Ashland moves toward natural gas ban in new homes

Published 5:55 am Friday, June 9, 2023

Ashland may be the next city in Oregon to ban natural gas in some of its buildings in an effort to reduce greenhouse gas emissions and improve indoor air quality.

Ashland City Council on Tuesday directed the city’s staff and attorney to draft an electrification ordinance that would bar natural gas hookups in new residential construction. The city also hopes to eventually draft a similar ordinance for commercial and industrial buildings and for building remodels.

“We have seen the impacts of climate change rolling in on us and we have to address the root causes,” Ashland Mayor Tonya Graham told The Oregonian/OregonLive. “We cannot simultaneously build out fossil fuel gas infrastructure and protect our children’s future.”

Ashland is one of several cities in Oregon that have adopted climate action plans and hope to institute a natural gas ban — despite opposition from Oregon’s natural gas industry and a federal lawsuit filed in California that seeks to halt similar ordinances nationwide.
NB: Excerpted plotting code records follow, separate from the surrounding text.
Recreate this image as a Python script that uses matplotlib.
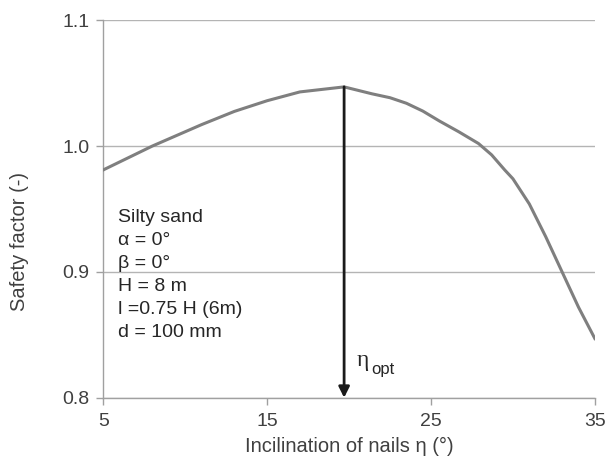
import matplotlib
matplotlib.use("Agg")
from matplotlib import pyplot as plt

# inclination of nails (deg) and safety factor
eta = [5, 8, 11, 13, 15, 17, 19.7, 21.4, 22.5, 23.5, 24.5, 25.5, 26.7, 27.9,
       28.7, 29.5, 30, 31, 32, 33, 34, 35]
fs = [0.981, 1.0, 1.017, 1.0275, 1.036, 1.043, 1.047, 1.0415, 1.0384, 1.034,
      1.0278, 1.020, 1.0113, 1.002, 0.993, 0.981, 0.974, 0.954, 0.928, 0.900,
      0.872, 0.847]
eta_opt = 19.7
xticks = [5, 15, 25, 35]
yticks = [0.8, 0.9, 1.0, 1.1]
info = ["Silty sand", "α = 0°", "β = 0°", "H = 8 m", "l =0.75 H (6m)", "d = 100 mm"]

plt.rcParams['font.family'] = ['Liberation Sans', 'DejaVu Sans']
txt = '#404040'

fig = plt.figure(figsize=(6.07, 4.59), dpi=100)
ax = fig.add_axes([0.170, 0.1335, 0.810, 0.8225])

ax.plot(eta, fs, color='#7f7f7f', lw=2.2, solid_joinstyle='round', zorder=3)

ax.annotate('', xy=(eta_opt, 0.8), xytext=(eta_opt, max(fs)),
            arrowprops=dict(arrowstyle='-|>', color='#1a1a1a', lw=2,
                            mutation_scale=16, shrinkA=0, shrinkB=0), zorder=4)

ax.set_xlim(5, 35)
ax.set_ylim(0.8, 1.1)
ax.set_xticks(xticks)
ax.set_yticks(yticks)
ax.set_yticklabels(['%.1f' % v for v in yticks])
ax.grid(axis='y', color='#b4b4b4', lw=1)
ax.set_axisbelow(True)
for s in ['top', 'right']:
    ax.spines[s].set_visible(False)
for s in ['left', 'bottom']:
    ax.spines[s].set_color('#a0a0a0')
    ax.spines[s].set_linewidth(1)
ax.tick_params(colors='#a0a0a0', labelcolor=txt, labelsize=14, length=5, width=1)
ax.tick_params(axis='x', pad=6)
ax.tick_params(axis='y', pad=5)

ax.set_xlabel('Incilination of nails η (°)', fontsize=14.5, color=txt)
ax.set_ylabel('Safety factor (-)', fontsize=14.5, color=txt)
ax.xaxis.set_label_coords(0.5, -0.105)
ax.yaxis.set_label_coords(-0.150, 0.413)

# parameter block, one line at a time
for i, line in enumerate(info):
    ax.text(0.030, 0.466 - i * 0.0608, line, transform=ax.transAxes,
            fontsize=14, color='#262626', va='baseline', ha='left')

ax.text(20.45, 0.825, 'η', family='Liberation Serif', fontsize=17,
        color='#262626', va='baseline')
ax.text(21.35, 0.8185, 'opt', fontsize=12, color='#262626', va='baseline')

fig.savefig('out.png', dpi=100)
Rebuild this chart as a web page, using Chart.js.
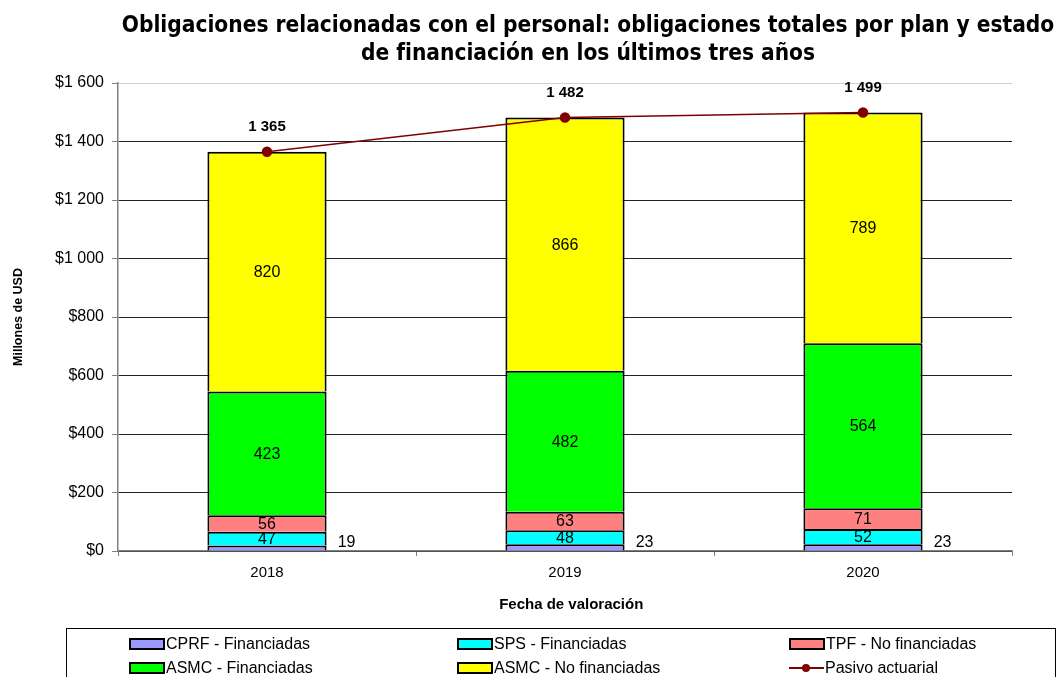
<!DOCTYPE html>
<html lang="es">
<head>
<meta charset="UTF-8">
<title>Obligaciones relacionadas con el personal</title>
<style>
  body { margin: 0; background: #fff; font-family: "Liberation Sans", Arial, sans-serif; }
  #wrap { position: relative; width: 1062px; height: 677px; overflow: hidden; }
  #titulo {
    position: absolute; left: 88px; top: 10px; width: 1000px;
    text-align: center; font-family: "DejaVu Sans Condensed", "DejaVu Sans", sans-serif;
    font-weight: bold; font-size: 22.5px; line-height: 28px; color: #000;
  }
  #leyenda {
    position: absolute; left: 66px; top: 628px; width: 990px; height: 60px;
    border: 1px solid #000; box-sizing: border-box; font-size: 16px;
  }
  .item { position: absolute; display: flex; align-items: center; height: 18px; white-space: nowrap; }
  .sw { width: 32px; height: 8px; border: 2px solid #000; margin-right: 1px; }
  .ln { width: 35px; height: 10px; position: relative; margin-right: 1px; }
  .ln::before { content: ""; position: absolute; left: 0; right: 0; top: 4px; height: 2px; background: #800000; }
  .ln::after { content: ""; position: absolute; left: 13px; top: 1px; width: 8px; height: 8px; border-radius: 50%; background: #800000; }
</style>
</head>
<body>
<div id="wrap">
  <canvas id="myChart" width="1062" height="677"></canvas>
  <div id="titulo">Obligaciones relacionadas con el personal: obligaciones totales por plan y estado<br>de financiación en los últimos tres años</div>
  <div id="leyenda"></div>
</div>

<script src="https://cdn.jsdelivr.net/npm/chart.js"></script>
<script>
  // datos
  const anios = ['2018', '2019', '2020']
  const cprf = [19, 23, 23]
  const sps = [47, 48, 52]
  const tpf = [56, 63, 71]
  const asmcFin = [423, 482, 564]
  const asmcNoFin = [820, 866, 789]
  const pasivo = [1365, 1482, 1499]
  const yTicks = [0, 200, 400, 600, 800, 1000, 1200, 1400, 1600]

  const series = [
    { label: 'CPRF - Financiadas', data: cprf, color: '#9999FF' },
    { label: 'SPS - Financiadas', data: sps, color: '#00FFFF' },
    { label: 'TPF - No financiadas', data: tpf, color: '#FF8080' },
    { label: 'ASMC - Financiadas', data: asmcFin, color: '#00FF00' },
    { label: 'ASMC - No financiadas', data: asmcNoFin, color: '#FFFF00' }
  ]

  const fmt = v => String(v).replace(/\B(?=(\d{3})+(?!\d))/g, ' ')

  const datasets = series.map(s => ({
    type: 'bar',
    label: s.label,
    data: s.data,
    backgroundColor: s.color,
    borderColor: '#000',
    borderWidth: 2,
    stack: 'planes',
    order: 1,
    barPercentage: 1,
    categoryPercentage: 0.4
  }))
  datasets.push({
    type: 'line',
    label: 'Pasivo actuarial',
    data: pasivo,
    borderColor: '#800000',
    backgroundColor: '#800000',
    borderWidth: 1.5,
    pointRadius: 4.5,
    pointHoverRadius: 4.5,
    stack: 'linea',
    order: 0
  })

  // etiquetas de valores
  const etiquetas = {
    id: 'etiquetas',
    afterDatasetsDraw(chart) {
      const ctx = chart.ctx
      ctx.save()
      ctx.fillStyle = '#000'
      ctx.textAlign = 'center'
      ctx.textBaseline = 'middle'
      chart.data.datasets.forEach((ds, i) => {
        const meta = chart.getDatasetMeta(i)
        meta.data.forEach((el, j) => {
          const v = ds.data[j]
          if (ds.type === 'line') {
            ctx.font = 'bold 15px "Liberation Sans", Arial, sans-serif'
            ctx.fillText(fmt(v), el.x, el.y - 25)
          } else if (i === 0) {
            ctx.font = '16px "Liberation Sans", Arial, sans-serif'
            ctx.fillText(fmt(v), el.x + el.width / 2 + 20, el.base - 8)
          } else {
            ctx.font = '16px "Liberation Sans", Arial, sans-serif'
            ctx.fillText(fmt(v), el.x, (el.y + el.base) / 2 + 1)
          }
        })
      })
      ctx.restore()
    }
  }

  const ctx = document.getElementById('myChart')
  const myChart = new Chart(ctx, {
    data: { labels: anios, datasets: datasets },
    plugins: [etiquetas],
    options: {
      responsive: false,
      animation: false,
      events: [],
      layout: { padding: { top: 83, right: 50, bottom: 57, left: 0 } },
      plugins: {
        legend: { display: false },
        title: { display: false },
        tooltip: { enabled: false }
      },
      scales: {
        x: {
          stacked: true,
          offset: true,
          afterFit: s => { s.height = 69 },
          grid: { offset: true, drawOnChartArea: false, color: '#808080', tickLength: 5 },
          border: { color: '#808080', width: 1.5 },
          ticks: { color: '#000', font: { size: 15, family: '"Liberation Sans", Arial, sans-serif' }, padding: 8 },
          title: {
            display: true, text: '   Fecha de valoración', color: '#000',
            font: { size: 15, weight: 'bold', family: '"Liberation Sans", Arial, sans-serif' },
            padding: { top: 0, bottom: 6 }
          }
        },
        y: {
          stacked: true,
          min: 0, max: 1600,
          afterFit: s => { s.width = 118 },
          afterBuildTicks: s => { s.ticks = yTicks.map(v => ({ value: v })) },
          grid: {
            color: c => c.tick && c.tick.value === 1600 ? '#d0d0d0' : '#222',
            lineWidth: 1, tickLength: 6, tickColor: '#808080'
          },
          border: { color: '#808080', width: 1.5 },
          ticks: {
            color: '#000', padding: 8,
            font: { size: 16, family: '"Liberation Sans", Arial, sans-serif' },
            callback: v => '$' + fmt(v)
          },
          title: {
            display: true, text: 'Millones de USD', color: '#000',
            font: { size: 12.5, weight: 'bold', family: '"Liberation Sans", Arial, sans-serif' },
            padding: { top: 11, bottom: 0 }
          }
        }
      }
    }
  })

  // leyenda en tres columnas
  const leyenda = document.getElementById('leyenda')
  const cols = [62, 390, 722]
  const filas = [6, 30]
  const items = series.map(s => ({ label: s.label, color: s.color }))
  items.push({ label: 'Pasivo actuarial', line: true })
  items.forEach((it, k) => {
    const d = document.createElement('div')
    d.className = 'item'
    d.style.left = cols[k % 3] + 'px'
    d.style.top = filas[Math.floor(k / 3)] + 'px'
    const m = document.createElement('span')
    if (it.line) { m.className = 'ln' } else { m.className = 'sw'; m.style.background = it.color }
    d.appendChild(m)
    d.appendChild(document.createTextNode(it.label))
    leyenda.appendChild(d)
  })
</script>
</body>
</html>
In February, Eugene became the first city in Oregon to prohibit natural gas hookups in new residential construction. It’s one of nearly 100 cities, towns and counties around the U.S. to adopt such restrictions. In May, the state of New York passed a law requiring most new buildings to be zero-emissions starting in 2026, effectively banning natural gas. And Washington state’s State Building Code Council changed the energy code last year to require electric heat pumps in new homes and buildings.

Eugene’s ordinance was to take effect for building permits submitted on or after June 30, but opponents — funded largely by NW Natural, Oregon’s largest investor-owned gas utility — submitted enough signatures to put it to a citywide vote in November.

In April, a court decision put the Eugene ordinance further in jeopardy when the 9th U.S. Circuit Court of Appeals in San Francisco struck down Berkeley, California’s first-in-the-nation natural gas ban. Because the 9th Circuit has jurisdiction over most of the Western states, the Eugene ordinance could potentially be overturned if it’s challenged in court. Last month, Berkeley filed an appeal in the case.

Ashland plans to take a different approach to a gas ban to avoid Eugene’s legal challenges, said Bryan Sohl, chair of the Ashland Climate and Environmental Policy Advisory Committee.

Ashland will explore three different approaches, including setting a standard for indoor air pollutants such as carbon dioxide, methane, nitrogen oxides, and nitrogen dioxide, Sohl said. Such an emissions-based approach was adopted by the state of New York. Another option is locally amending the building code — though broad in impact, that process would be long and onerous, he said. A third path would be to ban new natural gas piping in the city’s rights-of-way, though that would limit the ban’s scope to previously undeveloped areas.

The proposal for an Ashland gas ban came from the city’s youth, city officials said. In March, 400 students marched out of Ashland High School as part of a state-wide climate protest. The next day, students affiliated with the Rogue Climate Action Team, the youth-led group of southern Oregon nonprofit Rogue Climate, presented a draft of a gas ban ordinance to the City Council, Mayor Graham said.

Proponents of Ashland’s ban also point to a proposed 8.1% rate increase for residential customers by Avista Gas, the local natural gas provider, which follows an 18% rate increase approved last year.

Other Oregon cities considering a natural gas ban include Milwaukie and Corvallis. In Milwaukie, the City Council passed two resolutions last December that direct city staff to draft ordinances to ban natural gas hookups in new construction and remove gas infrastructure from existing city-owned buildings through retrofits.

And in Corvallis, the City Council in January voted to shorten the planned extension of the city’s franchise agreement with NW Natural from 10 to three years after residents expressed interest in a natural gas ban in new construction.